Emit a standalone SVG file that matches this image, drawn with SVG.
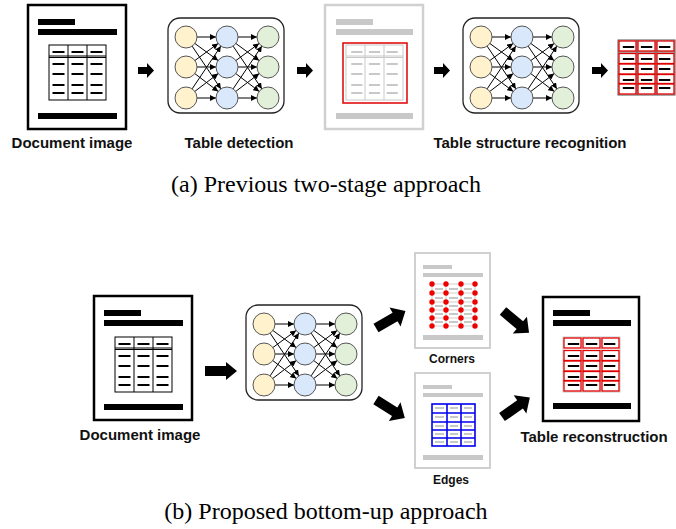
<svg xmlns="http://www.w3.org/2000/svg" xmlns:xlink="http://www.w3.org/1999/xlink" width="676" height="529" viewBox="0 0 676 529">
<style>
.lbl{font-family:"Liberation Sans",Arial,sans-serif;font-weight:bold;font-size:15px;text-anchor:middle;fill:#111}
.sm{font-size:12px}
.cap{font-family:"Liberation Serif","Times New Roman",serif;font-size:24px;text-anchor:middle;fill:#000}
.docb{fill:#fff;stroke:#000;stroke-width:2.5}
.docg{fill:#fff;stroke:#d0d0d0;stroke-width:2.5}
.barb{fill:#000}
.barg{fill:#c8c8c8}
.tb{fill:none;stroke:#000;stroke-width:1}
.tg{fill:none;stroke:#c8c8c8;stroke-width:1}
.red{fill:none;stroke:#e00000;stroke-width:1.3}
.blue{fill:none;stroke:#0000ee;stroke-width:1.6}
.ar{fill:#000}
.box{fill:#fff;stroke:#222;stroke-width:1.3}
.ny{fill:#fff2cc;stroke:#555;stroke-width:1}
.nb{fill:#dae8fc;stroke:#555;stroke-width:1}
.ng{fill:#e2f0d9;stroke:#555;stroke-width:1}
.e{stroke:#000;stroke-width:1;marker-end:url(#ah)}
</style>
<defs>
<marker id="ah" markerUnits="userSpaceOnUse" markerWidth="6" markerHeight="6" refX="6" refY="3" orient="auto"><path d="M0,0 L6,3 L0,6 z" fill="#000"/></marker>
<path id="arS" d="M0,-3.5 L9,-3.5 L9,-7.5 L16,0 L9,7.5 L9,3.5 L0,3.5 z"/>
<path id="arL" d="M0,-5 L21,-5 L21,-9 L32,0 L21,9 L21,5 L0,5 z"/>
<path id="arD" d="M0,-5 L22,-5 L22,-11 L34,0 L22,11 L22,5 L0,5 z"/>
<g id="edges1">
<line class="e" x1="29" y1="19" x2="48" y2="19"/>
<line class="e" x1="26.9" y1="25.5" x2="50.1" y2="42.5"/>
<line class="e" x1="24.1" y1="28.1" x2="52.9" y2="70.9"/>
<line class="e" x1="26.9" y1="42.5" x2="50.1" y2="25.5"/>
<line class="e" x1="29" y1="49" x2="48" y2="49"/>
<line class="e" x1="26.8" y1="55.6" x2="50.2" y2="73.4"/>
<line class="e" x1="24.1" y1="70.9" x2="52.9" y2="28.1"/>
<line class="e" x1="26.8" y1="73.4" x2="50.2" y2="55.6"/>
<line class="e" x1="29" y1="80" x2="48" y2="80"/>
</g>
<g id="nn">
<rect class="box" x="0" y="0" width="116" height="95" rx="12"/>
<use xlink:href="#edges1"/>
<use xlink:href="#edges1" x="41"/>
<circle class="ny" cx="18" cy="19" r="11"/><circle class="ny" cx="18" cy="49" r="11"/><circle class="ny" cx="18" cy="80" r="11"/>
<circle class="nb" cx="59" cy="19" r="11"/><circle class="nb" cx="59" cy="49" r="11"/><circle class="nb" cx="59" cy="80" r="11"/>
<circle class="ng" cx="100" cy="19" r="11"/><circle class="ng" cx="100" cy="49" r="11"/><circle class="ng" cx="100" cy="80" r="11"/>
</g>
<g id="dashes">
<rect x="3.5" y="6" width="12" height="2"/><rect x="22.5" y="6" width="12" height="2"/><rect x="41.5" y="6" width="12" height="2"/>
<rect x="3.5" y="18" width="12" height="2"/><rect x="22.5" y="18" width="12" height="2"/><rect x="41.5" y="18" width="12" height="2"/>
<rect x="3.5" y="28" width="12" height="2"/><rect x="22.5" y="28" width="12" height="2"/><rect x="41.5" y="28" width="12" height="2"/>
<rect x="3.5" y="39" width="12" height="2"/><rect x="22.5" y="39" width="12" height="2"/><rect x="41.5" y="39" width="12" height="2"/>
<rect x="3.5" y="47" width="12" height="2"/><rect x="22.5" y="47" width="12" height="2"/><rect x="41.5" y="47" width="12" height="2"/>
</g>
<g id="grid">
<rect x="0" y="0" width="57" height="55"/>
<line x1="19" y1="0" x2="19" y2="55"/><line x1="38" y1="0" x2="38" y2="55"/>
<line x1="0" y1="11" x2="57" y2="11"/><line x1="0" y1="12.5" x2="57" y2="12.5"/>
</g>
<g id="redcells" class="red">
<rect x="1" y="1" width="17" height="10"/><rect x="20" y="1" width="17" height="10"/><rect x="39" y="1" width="17" height="10"/>
<rect x="1" y="13.5" width="17" height="10"/><rect x="20" y="13.5" width="17" height="10"/><rect x="39" y="13.5" width="17" height="10"/>
<rect x="1" y="24" width="17" height="10"/><rect x="20" y="24" width="17" height="10"/><rect x="39" y="24" width="17" height="10"/>
<rect x="1" y="34.5" width="17" height="9"/><rect x="20" y="34.5" width="17" height="9"/><rect x="39" y="34.5" width="17" height="9"/>
<rect x="1" y="44" width="17" height="10"/><rect x="20" y="44" width="17" height="10"/><rect x="39" y="44" width="17" height="10"/>
</g>
<g id="docblack">
<rect class="docb" x="0" y="0" width="98" height="124"/>
<rect class="barb" x="10" y="14" width="37" height="6"/>
<rect class="barb" x="10" y="24" width="79" height="6"/>
<rect class="barb" x="10" y="108" width="79" height="6"/>
</g>
<g id="smalldoc">
<rect x="0" y="0" width="75" height="95" fill="#fff" stroke="#d0d0d0" stroke-width="2"/>
<rect class="barg" x="8" y="12" width="29" height="4"/>
<rect class="barg" x="8" y="20" width="60" height="4"/>
<rect class="barg" x="8" y="82" width="60" height="5"/>
</g>
</defs>

<!-- (a) top row -->
<g id="doc-a">
<use xlink:href="#docblack" x="28" y="5"/>
<g transform="translate(49,45)"><use xlink:href="#grid" class="tb"/><use xlink:href="#dashes" fill="#000"/></g>
<text class="lbl" x="72" y="148">Document image</text>
</g>
<g id="nn-detect">
<use xlink:href="#nn" x="168" y="18"/>
<text class="lbl" x="239" y="148">Table detection</text>
</g>
<g id="doc-detected">
<rect class="docg" x="325" y="5" width="98" height="124"/>
<rect class="barg" x="336" y="19" width="37" height="6"/>
<rect class="barg" x="336" y="29" width="77" height="6"/>
<rect class="barg" x="336" y="113" width="77" height="6"/>
<g transform="translate(346,45)"><use xlink:href="#grid" class="tg"/><use xlink:href="#dashes" fill="#c8c8c8" transform="translate(2,0) scale(0.93,1)"/></g>
<rect x="343" y="43" width="64" height="60" fill="none" stroke="#e00000" stroke-width="1.5"/>
</g>
<g id="nn-structure">
<use xlink:href="#nn" x="463" y="18"/>
<text class="lbl" x="530" y="148">Table structure recognition</text>
</g>
<g id="table-out">
<g transform="translate(618,40)">
<rect x="0" y="0" width="57" height="55" fill="#fff" stroke="#555" stroke-width="1"/>
<g stroke="#555" stroke-width="1"><line x1="19" y1="0" x2="19" y2="55"/><line x1="38" y1="0" x2="38" y2="55"/><line x1="0" y1="12" x2="57" y2="12"/></g>
<use xlink:href="#redcells"/>
<use xlink:href="#dashes" fill="#000" transform="translate(1.5,0) scale(0.95,1)"/>
</g>
</g>
<g id="connectors-a">
<use xlink:href="#arS" class="ar" x="138" y="70.5"/>
<use xlink:href="#arS" class="ar" x="297" y="70.5"/>
<use xlink:href="#arS" class="ar" x="434" y="70.5"/>
<use xlink:href="#arS" class="ar" x="592" y="70.5"/>
</g>
<text class="cap" x="326" y="192">(a) Previous two-stage approach</text>

<!-- (b) bottom row -->
<g id="doc-b">
<use xlink:href="#docblack" x="94" y="296"/>
<g transform="translate(115,337)"><use xlink:href="#grid" class="tb"/><use xlink:href="#dashes" fill="#000"/></g>
<text class="lbl" x="140" y="440">Document image</text>
</g>
<g id="nn-b">
<use xlink:href="#nn" x="246" y="305"/>
</g>
<g id="corners">
<use xlink:href="#smalldoc" x="415" y="253"/>
<g transform="translate(415,253)">
<g stroke="#d0d0d0" stroke-width="1.2">
<line x1="17" y1="31" x2="60" y2="31"/><line x1="17" y1="40" x2="60" y2="40"/><line x1="17" y1="49" x2="60" y2="49"/><line x1="17" y1="57" x2="60" y2="57"/><line x1="17" y1="65" x2="60" y2="65"/><line x1="17" y1="73" x2="60" y2="73"/>
<line x1="17" y1="31" x2="17" y2="73"/><line x1="31" y1="31" x2="31" y2="73"/><line x1="46" y1="31" x2="46" y2="73"/><line x1="60" y1="31" x2="60" y2="73"/>
</g>
<g fill="#c8c8c8"><rect x="20" y="35" width="8" height="2"/><rect x="34" y="35" width="9" height="2"/><rect x="49" y="35" width="8" height="2"/><rect x="20" y="44" width="8" height="2"/><rect x="34" y="44" width="9" height="2"/><rect x="49" y="44" width="8" height="2"/><rect x="20" y="52" width="8" height="2"/><rect x="34" y="52" width="9" height="2"/><rect x="49" y="52" width="8" height="2"/><rect x="20" y="60" width="8" height="2"/><rect x="34" y="60" width="9" height="2"/><rect x="49" y="60" width="8" height="2"/><rect x="20" y="68" width="8" height="2"/><rect x="34" y="68" width="9" height="2"/><rect x="49" y="68" width="8" height="2"/></g>
<g fill="#ee0000">
<circle cx="17" cy="31" r="2.7"/><circle cx="31" cy="31" r="2.7"/><circle cx="46" cy="31" r="2.7"/><circle cx="60" cy="31" r="2.7"/>
<circle cx="17" cy="40" r="2.7"/><circle cx="31" cy="40" r="2.7"/><circle cx="46" cy="40" r="2.7"/><circle cx="60" cy="40" r="2.7"/>
<circle cx="17" cy="49" r="2.7"/><circle cx="31" cy="49" r="2.7"/><circle cx="46" cy="49" r="2.7"/><circle cx="60" cy="49" r="2.7"/>
<circle cx="17" cy="57" r="2.7"/><circle cx="31" cy="57" r="2.7"/><circle cx="46" cy="57" r="2.7"/><circle cx="60" cy="57" r="2.7"/>
<circle cx="17" cy="65" r="2.7"/><circle cx="31" cy="65" r="2.7"/><circle cx="46" cy="65" r="2.7"/><circle cx="60" cy="65" r="2.7"/>
<circle cx="17" cy="73" r="2.7"/><circle cx="31" cy="73" r="2.7"/><circle cx="46" cy="73" r="2.7"/><circle cx="60" cy="73" r="2.7"/>
</g>
</g>
<text class="lbl sm" x="452" y="363">Corners</text>
</g>
<g id="edges">
<use xlink:href="#smalldoc" x="415" y="373"/>
<g transform="translate(415,373)">
<g fill="#c8c8c8"><rect x="20" y="34" width="9" height="2"/><rect x="35" y="34" width="8" height="2"/><rect x="49" y="34" width="8" height="2"/><rect x="20" y="43" width="9" height="2"/><rect x="35" y="43" width="8" height="2"/><rect x="49" y="43" width="8" height="2"/><rect x="20" y="52" width="9" height="2"/><rect x="35" y="52" width="8" height="2"/><rect x="49" y="52" width="8" height="2"/><rect x="20" y="60" width="9" height="2"/><rect x="35" y="60" width="8" height="2"/><rect x="49" y="60" width="8" height="2"/><rect x="20" y="68" width="9" height="2"/><rect x="35" y="68" width="8" height="2"/><rect x="49" y="68" width="8" height="2"/></g>
<g class="blue">
<rect x="17" y="31" width="43" height="42"/>
<line x1="32" y1="31" x2="32" y2="73"/><line x1="46" y1="31" x2="46" y2="73"/>
<line x1="17" y1="40" x2="60" y2="40"/><line x1="17" y1="49" x2="60" y2="49"/><line x1="17" y1="57" x2="60" y2="57"/><line x1="17" y1="65" x2="60" y2="65"/>
</g>
</g>
<text class="lbl sm" x="451" y="484">Edges</text>
</g>
<g id="doc-recon">
<rect class="docb" x="543" y="297" width="96" height="124"/>
<rect class="barb" x="553" y="310" width="37" height="6"/>
<rect class="barb" x="553" y="320" width="78" height="6"/>
<rect class="barb" x="553" y="403" width="78" height="6"/>
<g transform="translate(563,337)">
<g stroke="#c8c8c8" stroke-width="1" fill="none"><rect x="0" y="0" width="57" height="55"/><line x1="19" y1="0" x2="19" y2="55"/><line x1="38" y1="0" x2="38" y2="55"/></g>
<use xlink:href="#redcells"/>
<use xlink:href="#dashes" fill="#000" transform="translate(1.5,0) scale(0.95,1)"/>
</g>
<text class="lbl" x="594" y="442">Table reconstruction</text>
</g>
<g id="connectors-b">
<use xlink:href="#arL" class="ar" x="205" y="371"/>
<use xlink:href="#arD" class="ar" transform="translate(376,328) rotate(-30)"/>
<use xlink:href="#arD" class="ar" transform="translate(376,400) rotate(32)"/>
<use xlink:href="#arD" class="ar" transform="translate(503,311) rotate(40)"/>
<use xlink:href="#arD" class="ar" transform="translate(502,417) rotate(-35)"/>
</g>
<text class="cap" x="326" y="519">(b) Proposed bottom-up approach</text>
</svg>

• [PROBLEM DESCRIPTION] Copy every line above that holds the word "image".

• [WORKED SOLUTION]
Emit a standalone SVG file that matches this image, drawn with SVG.
<text class="lbl" x="72" y="148">Document image</text>
<text class="lbl" x="140" y="440">Document image</text>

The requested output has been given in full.